-- begin DATA SECTION --

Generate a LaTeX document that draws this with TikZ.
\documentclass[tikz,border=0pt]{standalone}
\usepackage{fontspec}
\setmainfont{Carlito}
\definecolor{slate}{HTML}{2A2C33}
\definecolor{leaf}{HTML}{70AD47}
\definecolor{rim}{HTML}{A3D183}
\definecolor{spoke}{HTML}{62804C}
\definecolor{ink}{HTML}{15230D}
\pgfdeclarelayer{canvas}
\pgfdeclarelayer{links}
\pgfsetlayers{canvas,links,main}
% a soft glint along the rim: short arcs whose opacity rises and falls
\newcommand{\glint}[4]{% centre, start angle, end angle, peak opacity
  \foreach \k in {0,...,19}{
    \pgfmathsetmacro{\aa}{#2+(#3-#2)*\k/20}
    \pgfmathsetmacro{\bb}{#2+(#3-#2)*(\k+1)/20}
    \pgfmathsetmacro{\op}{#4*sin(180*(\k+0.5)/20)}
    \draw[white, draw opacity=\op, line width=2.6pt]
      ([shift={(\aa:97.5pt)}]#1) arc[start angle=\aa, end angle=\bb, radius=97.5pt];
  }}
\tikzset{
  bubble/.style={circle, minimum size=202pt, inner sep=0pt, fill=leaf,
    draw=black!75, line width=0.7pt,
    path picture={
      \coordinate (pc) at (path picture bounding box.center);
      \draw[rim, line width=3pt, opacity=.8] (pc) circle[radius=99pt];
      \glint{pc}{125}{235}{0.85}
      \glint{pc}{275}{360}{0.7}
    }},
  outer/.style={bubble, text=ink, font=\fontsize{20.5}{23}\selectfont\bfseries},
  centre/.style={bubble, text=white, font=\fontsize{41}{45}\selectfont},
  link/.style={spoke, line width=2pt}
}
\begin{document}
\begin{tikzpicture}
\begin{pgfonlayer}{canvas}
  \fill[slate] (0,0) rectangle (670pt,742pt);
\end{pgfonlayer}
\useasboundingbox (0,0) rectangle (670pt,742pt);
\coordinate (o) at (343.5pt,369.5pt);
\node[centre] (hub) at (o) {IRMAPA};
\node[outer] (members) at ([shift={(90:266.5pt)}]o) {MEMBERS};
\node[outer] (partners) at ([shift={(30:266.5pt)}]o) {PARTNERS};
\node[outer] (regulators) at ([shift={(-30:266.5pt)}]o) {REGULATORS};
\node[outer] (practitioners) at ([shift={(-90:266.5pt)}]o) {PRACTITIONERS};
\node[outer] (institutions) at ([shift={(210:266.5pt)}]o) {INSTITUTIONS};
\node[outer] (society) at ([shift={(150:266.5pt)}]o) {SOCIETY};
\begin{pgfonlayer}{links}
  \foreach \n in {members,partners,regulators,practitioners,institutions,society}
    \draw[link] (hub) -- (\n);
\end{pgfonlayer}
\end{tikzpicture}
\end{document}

-- end DATA SECTION --
-- begin DATA SECTION --

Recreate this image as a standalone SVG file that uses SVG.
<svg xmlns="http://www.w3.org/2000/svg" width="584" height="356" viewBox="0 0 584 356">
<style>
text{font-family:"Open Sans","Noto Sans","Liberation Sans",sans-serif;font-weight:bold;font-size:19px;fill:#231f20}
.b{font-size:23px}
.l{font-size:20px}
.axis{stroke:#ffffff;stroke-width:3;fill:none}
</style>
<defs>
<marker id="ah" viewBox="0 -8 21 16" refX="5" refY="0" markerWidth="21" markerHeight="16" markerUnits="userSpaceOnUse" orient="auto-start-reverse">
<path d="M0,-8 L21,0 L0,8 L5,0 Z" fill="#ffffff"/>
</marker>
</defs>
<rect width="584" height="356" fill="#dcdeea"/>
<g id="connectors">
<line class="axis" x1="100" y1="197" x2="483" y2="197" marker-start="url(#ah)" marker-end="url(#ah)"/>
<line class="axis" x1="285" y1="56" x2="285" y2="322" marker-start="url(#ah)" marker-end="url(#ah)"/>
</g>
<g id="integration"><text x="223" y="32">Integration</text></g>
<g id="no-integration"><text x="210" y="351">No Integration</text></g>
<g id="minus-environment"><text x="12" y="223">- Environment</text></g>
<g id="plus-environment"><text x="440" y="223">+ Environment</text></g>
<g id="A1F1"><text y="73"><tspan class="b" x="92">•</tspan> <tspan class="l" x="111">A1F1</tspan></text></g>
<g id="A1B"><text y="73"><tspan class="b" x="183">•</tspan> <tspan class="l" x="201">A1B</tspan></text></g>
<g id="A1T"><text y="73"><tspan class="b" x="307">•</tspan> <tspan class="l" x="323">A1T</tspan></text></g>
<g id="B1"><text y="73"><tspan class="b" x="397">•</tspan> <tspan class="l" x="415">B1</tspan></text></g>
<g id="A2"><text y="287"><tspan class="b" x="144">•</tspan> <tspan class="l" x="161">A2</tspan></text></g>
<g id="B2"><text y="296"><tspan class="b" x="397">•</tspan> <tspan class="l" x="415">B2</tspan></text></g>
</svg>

-- end DATA SECTION --
-- begin DATA SECTION --

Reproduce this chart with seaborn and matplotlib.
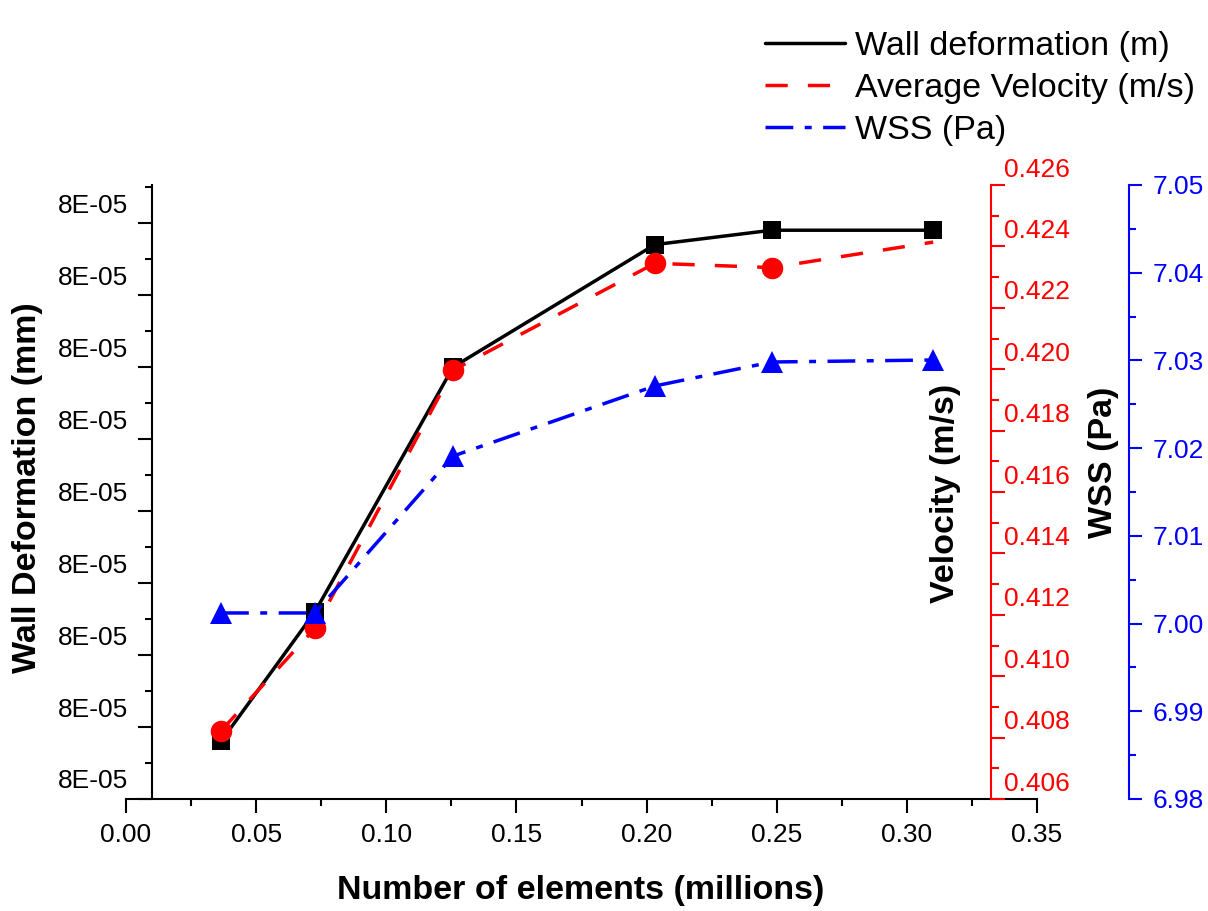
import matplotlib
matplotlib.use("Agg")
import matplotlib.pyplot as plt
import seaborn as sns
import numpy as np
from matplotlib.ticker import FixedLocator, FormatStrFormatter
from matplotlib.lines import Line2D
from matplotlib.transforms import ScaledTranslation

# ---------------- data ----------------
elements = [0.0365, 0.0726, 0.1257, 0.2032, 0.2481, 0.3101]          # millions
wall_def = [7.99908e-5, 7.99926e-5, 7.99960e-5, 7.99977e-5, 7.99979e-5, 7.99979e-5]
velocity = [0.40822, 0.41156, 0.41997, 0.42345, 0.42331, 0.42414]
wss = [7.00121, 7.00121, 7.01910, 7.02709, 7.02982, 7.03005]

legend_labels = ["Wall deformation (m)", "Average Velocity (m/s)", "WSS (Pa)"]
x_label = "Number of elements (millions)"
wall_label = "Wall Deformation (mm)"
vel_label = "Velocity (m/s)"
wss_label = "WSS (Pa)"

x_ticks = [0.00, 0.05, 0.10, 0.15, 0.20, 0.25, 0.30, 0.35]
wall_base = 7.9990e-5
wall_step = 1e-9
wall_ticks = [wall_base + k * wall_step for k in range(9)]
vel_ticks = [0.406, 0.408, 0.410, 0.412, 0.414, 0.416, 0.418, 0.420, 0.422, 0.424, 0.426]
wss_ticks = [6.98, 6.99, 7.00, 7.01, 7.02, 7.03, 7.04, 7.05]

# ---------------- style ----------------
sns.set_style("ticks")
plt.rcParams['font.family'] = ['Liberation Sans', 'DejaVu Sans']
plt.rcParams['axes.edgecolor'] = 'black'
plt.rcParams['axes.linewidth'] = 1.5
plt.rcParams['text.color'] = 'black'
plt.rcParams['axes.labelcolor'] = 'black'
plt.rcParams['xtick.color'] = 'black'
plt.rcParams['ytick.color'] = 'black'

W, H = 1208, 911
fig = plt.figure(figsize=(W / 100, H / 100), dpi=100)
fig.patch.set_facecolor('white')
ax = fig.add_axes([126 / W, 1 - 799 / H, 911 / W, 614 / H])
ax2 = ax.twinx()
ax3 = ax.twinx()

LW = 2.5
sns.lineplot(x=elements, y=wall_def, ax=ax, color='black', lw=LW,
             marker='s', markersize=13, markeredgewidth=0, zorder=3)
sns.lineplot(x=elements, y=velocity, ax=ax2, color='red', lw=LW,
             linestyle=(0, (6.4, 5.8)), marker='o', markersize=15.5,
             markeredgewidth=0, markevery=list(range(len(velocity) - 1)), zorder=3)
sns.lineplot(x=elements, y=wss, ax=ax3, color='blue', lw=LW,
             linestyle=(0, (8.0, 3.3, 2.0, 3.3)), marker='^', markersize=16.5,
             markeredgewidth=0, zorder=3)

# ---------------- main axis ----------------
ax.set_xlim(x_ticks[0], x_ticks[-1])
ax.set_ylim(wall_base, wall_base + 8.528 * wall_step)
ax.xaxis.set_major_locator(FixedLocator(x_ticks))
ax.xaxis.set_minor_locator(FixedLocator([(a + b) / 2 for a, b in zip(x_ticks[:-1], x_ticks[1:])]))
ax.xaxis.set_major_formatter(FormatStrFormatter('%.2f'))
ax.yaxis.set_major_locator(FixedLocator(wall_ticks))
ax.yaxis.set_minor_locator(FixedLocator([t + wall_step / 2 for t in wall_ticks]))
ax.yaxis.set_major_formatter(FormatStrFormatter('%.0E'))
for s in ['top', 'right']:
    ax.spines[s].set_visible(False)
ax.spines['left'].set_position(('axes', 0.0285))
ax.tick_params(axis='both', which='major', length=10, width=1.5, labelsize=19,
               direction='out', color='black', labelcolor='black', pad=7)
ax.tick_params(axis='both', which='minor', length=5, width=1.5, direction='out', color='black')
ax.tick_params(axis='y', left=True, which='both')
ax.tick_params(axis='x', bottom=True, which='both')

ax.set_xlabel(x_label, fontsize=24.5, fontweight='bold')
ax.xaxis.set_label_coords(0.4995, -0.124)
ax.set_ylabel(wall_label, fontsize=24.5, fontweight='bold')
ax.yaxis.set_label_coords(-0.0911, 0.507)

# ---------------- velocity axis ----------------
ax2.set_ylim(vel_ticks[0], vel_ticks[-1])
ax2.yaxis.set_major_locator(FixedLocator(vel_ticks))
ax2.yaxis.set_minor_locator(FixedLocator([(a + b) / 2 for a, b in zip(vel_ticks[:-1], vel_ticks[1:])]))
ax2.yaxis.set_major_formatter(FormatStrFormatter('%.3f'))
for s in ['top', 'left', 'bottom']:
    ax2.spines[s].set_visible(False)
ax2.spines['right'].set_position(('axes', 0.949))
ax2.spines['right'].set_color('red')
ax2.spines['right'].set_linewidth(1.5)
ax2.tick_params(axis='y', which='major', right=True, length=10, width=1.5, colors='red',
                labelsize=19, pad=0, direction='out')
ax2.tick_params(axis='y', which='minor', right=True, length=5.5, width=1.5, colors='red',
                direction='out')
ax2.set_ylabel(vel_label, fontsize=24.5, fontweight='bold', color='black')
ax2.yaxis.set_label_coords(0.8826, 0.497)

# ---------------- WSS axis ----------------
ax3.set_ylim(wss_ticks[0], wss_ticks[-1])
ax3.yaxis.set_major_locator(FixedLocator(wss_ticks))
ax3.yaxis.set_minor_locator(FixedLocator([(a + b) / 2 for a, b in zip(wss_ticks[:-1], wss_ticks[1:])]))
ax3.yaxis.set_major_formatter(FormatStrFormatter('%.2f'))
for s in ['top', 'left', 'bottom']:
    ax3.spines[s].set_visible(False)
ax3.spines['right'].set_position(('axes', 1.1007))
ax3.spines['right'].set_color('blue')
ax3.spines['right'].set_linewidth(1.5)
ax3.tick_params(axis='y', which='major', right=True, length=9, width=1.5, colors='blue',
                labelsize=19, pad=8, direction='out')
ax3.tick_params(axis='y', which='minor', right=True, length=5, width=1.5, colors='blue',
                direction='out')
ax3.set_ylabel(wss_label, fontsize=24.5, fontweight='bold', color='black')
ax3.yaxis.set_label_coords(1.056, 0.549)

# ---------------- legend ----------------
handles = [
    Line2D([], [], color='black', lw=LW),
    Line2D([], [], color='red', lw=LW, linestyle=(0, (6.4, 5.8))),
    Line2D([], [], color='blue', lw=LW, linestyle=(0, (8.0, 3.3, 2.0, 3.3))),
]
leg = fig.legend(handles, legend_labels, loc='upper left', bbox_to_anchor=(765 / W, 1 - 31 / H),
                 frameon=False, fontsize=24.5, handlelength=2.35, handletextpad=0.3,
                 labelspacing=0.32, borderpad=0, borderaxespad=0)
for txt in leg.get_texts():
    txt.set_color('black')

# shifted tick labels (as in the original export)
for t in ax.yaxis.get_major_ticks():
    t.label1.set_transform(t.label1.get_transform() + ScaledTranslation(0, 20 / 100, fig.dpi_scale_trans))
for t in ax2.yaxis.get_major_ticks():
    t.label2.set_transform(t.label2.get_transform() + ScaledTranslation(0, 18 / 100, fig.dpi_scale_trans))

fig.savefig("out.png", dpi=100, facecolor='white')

-- end DATA SECTION --

→ EXERCISE INSTRUCTIONS
Locate the string "seaborn" in the listing above and copy every line where it occurs.

→ RESPONSE BELOW
Reproduce this chart with seaborn and matplotlib.
import seaborn as sns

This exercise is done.